Die Ecclesia hat wie der Papst keinen eigenen Thron, sondern ihren Platz am Thron des Kaisers. Außer ihrem Auftrittslied, von dem nur der Refrain erhalten ist, greift sie erst am Schluss des Geschehens ein.
Ecclesia hat weder den Abfall ihrer Gläubigen, noch den Tod der Propheten verhindern können. Als die Synagoge und die Propheten hingerichtet werden, erhebt sie ihre Stimme.

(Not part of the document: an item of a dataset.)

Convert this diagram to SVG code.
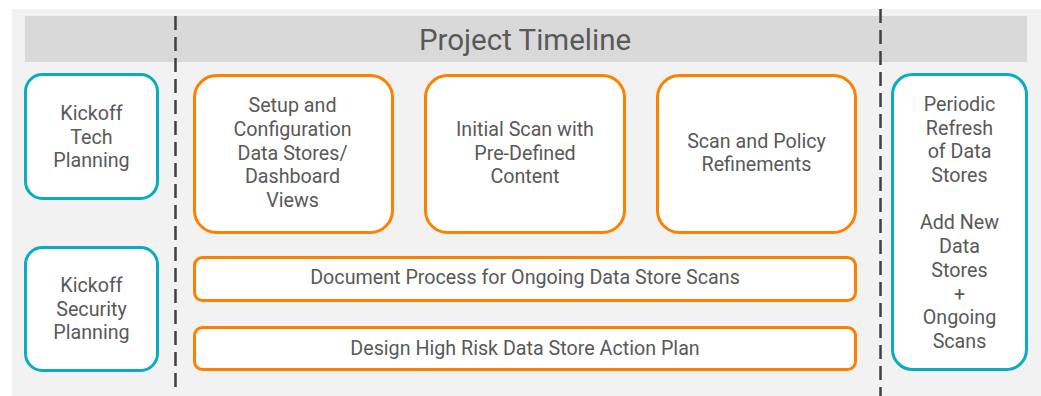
<svg xmlns="http://www.w3.org/2000/svg" width="1041" height="396" viewBox="0 0 1041 396">
<style>
.t{font-family:Roboto,"Liberation Sans",sans-serif;font-size:19.7px;fill:#595959;text-anchor:middle}
.teal{fill:#fff;stroke:#0AACBF;stroke-width:3}
.orange{fill:#fff;stroke:#FF8000;stroke-width:3}
.dash{stroke:#404040;stroke-width:2.5;stroke-dasharray:14 7;fill:none}
</style>
<rect x="12" y="9" width="1029" height="387" fill="#F2F2F2"/>
<rect x="25" y="16" width="1002" height="46" fill="#D9D9D9"/>
<text x="525" y="50" class="t" style="font-size:29.5px">Project Timeline</text>
<g id="connectors">
<line class="dash" x1="175.5" y1="16" x2="175.5" y2="389"/>
<line class="dash" x1="880.5" y1="9" x2="880.5" y2="396"/>
</g>
<g id="kickoff-tech">
<rect class="teal" x="25.5" y="74.5" width="132" height="124" rx="17"/>
<text class="t" x="91.5" y="120">Kickoff</text>
<text class="t" x="91.5" y="143.5">Tech</text>
<text class="t" x="91.5" y="167">Planning</text>
</g>
<g id="kickoff-security">
<rect class="teal" x="25.5" y="247.5" width="132" height="123" rx="17"/>
<text class="t" x="91.5" y="292">Kickoff</text>
<text class="t" x="91.5" y="315.5">Security</text>
<text class="t" x="91.5" y="339">Planning</text>
</g>
<g id="setup">
<rect class="orange" x="194.5" y="75.5" width="198" height="157" rx="22"/>
<text class="t" x="292.5" y="112">Setup and</text>
<text class="t" x="292.5" y="136">Configuration</text>
<text class="t" x="292.5" y="159.5">Data Stores/</text>
<text class="t" x="292.5" y="183">Dashboard</text>
<text class="t" x="292.5" y="207">Views</text>
</g>
<g id="initial-scan">
<rect class="orange" x="425.5" y="75.5" width="199" height="157" rx="22"/>
<text class="t" x="525" y="136">Initial Scan with</text>
<text class="t" x="525" y="159.5">Pre-Defined</text>
<text class="t" x="525" y="183">Content</text>
</g>
<g id="scan-policy">
<rect class="orange" x="657.5" y="75.5" width="198" height="157" rx="22"/>
<text class="t" x="756.5" y="148">Scan and Policy</text>
<text class="t" x="756.5" y="171">Refinements</text>
</g>
<g id="document-process">
<rect class="orange" x="194.5" y="257.5" width="661" height="43" rx="8"/>
<text class="t" x="525" y="284">Document Process for Ongoing Data Store Scans</text>
</g>
<g id="design-plan">
<rect class="orange" x="194.5" y="327.5" width="661" height="42" rx="8"/>
<text class="t" x="525" y="355">Design High Risk Data Store Action Plan</text>
</g>
<g id="periodic">
<rect class="teal" x="892.5" y="74.5" width="134" height="295" rx="20"/>
<text class="t" x="959.5" y="111">Periodic</text>
<text class="t" x="959.5" y="134.5">Refresh</text>
<text class="t" x="959.5" y="158">of Data</text>
<text class="t" x="959.5" y="182">Stores</text>
<text class="t" x="959.5" y="229">Add New</text>
<text class="t" x="959.5" y="253">Data</text>
<text class="t" x="959.5" y="276.5">Stores</text>
<text class="t" x="959.5" y="300.5">+</text>
<text class="t" x="959.5" y="324">Ongoing</text>
<text class="t" x="959.5" y="348">Scans</text>
</g>
</svg>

Der 1. Vers beinhaltet das Urteil über den Antichrist als den Hochmütigen, der sich auf Reichtum und Macht verließ und nicht der Hilfe Gottes zu bedürfen glaubte.
Engel
Die Nachricht vom Herannahen des christlichen Heeres wird der Stadt Jerusalem durch einen plötzlich erscheinenden Engel mitgeteilt. Diese übernatürliche Figur war nicht am Schauplatz anwesend.
Synagoge und Juden
Da in Szene 90 der Schleier von ihren Augen genommen wird, der vorher nicht erwähnt wird, trägt die Synagoge diesen schon bei Beginn des Spiels. Ähnlich wie der Papst in die Machtwandlungen nicht einbezogen ist, steht die Synagoge unbewegt an ihrem Ort, aber sie hat im 2. Hauptteil die entscheidende Rolle. Im Unterschied zum Eingreifen des Heidentums im 1. Hauptteil wird die Mittelstellung des Judentums dahin verwertet, dass dieses beide Rollen zugleich in sich vereinigt: die, den Antichristsieg zu krönen, und dann die andere, durch ihre Bekehrung den Eintritt der Synthese zu ermöglichen. Der Gedanke, dass die Juden verblendet seien, sich der re-velatio verschlössen, ist im Sprachgebrauch des Evangeliums vorgebildet.
Propheten
Nach der Offenbarung des Johannes sollen zuletzt zwei Zeugen der Wahrheit gegen den Antichrist auftreten. Das sind im Ludus Henoch und Elias. Sie bringen die Synagoge nicht bloß aus dem antichristlichen Abfall zurück, sondern bekehren sie zugleich zu Christus und dem Bekenntnis des dreieinigen Gottes; „wovon unser Drama Anlass nimmt, dem Elias einen vollständigen zweiten Artikel des apostolischen Glaubensbekenntnisses in den Mund zu legen“. Dass der Antichrist sie den Märtyrertod sterben lässt, entspricht der Offenbarung Johannis. Die beiden Propheten gehören in das Reich des Unsichtbaren und Unvergänglichen, wie auch der Engel des Spiels. Wenn diese Gestalten auftreten ist klar, dass die Endzeit gekommen ist. Henoch und Elias sind die einzigen Gestalten, von denen die Heilige Schrift berichtet, dass sie nicht gestorben sind, sondern entrückt wurden. Sie müssen zurückkehren, um in der letzten Zeit den Tod zu erleiden (wie alle Menschen seit Adam und Eva) und dadurch für die Wahrheit zu zeugen.
Ausgabe
- Ludus de Antichristo / Das Spiel vom Antichrist. Lateinisch und deutsch. Übersetzung und Nachwort von Rolf Engelsing. Reclam, Stuttgart 1976, ISBN 3-15-008561-6.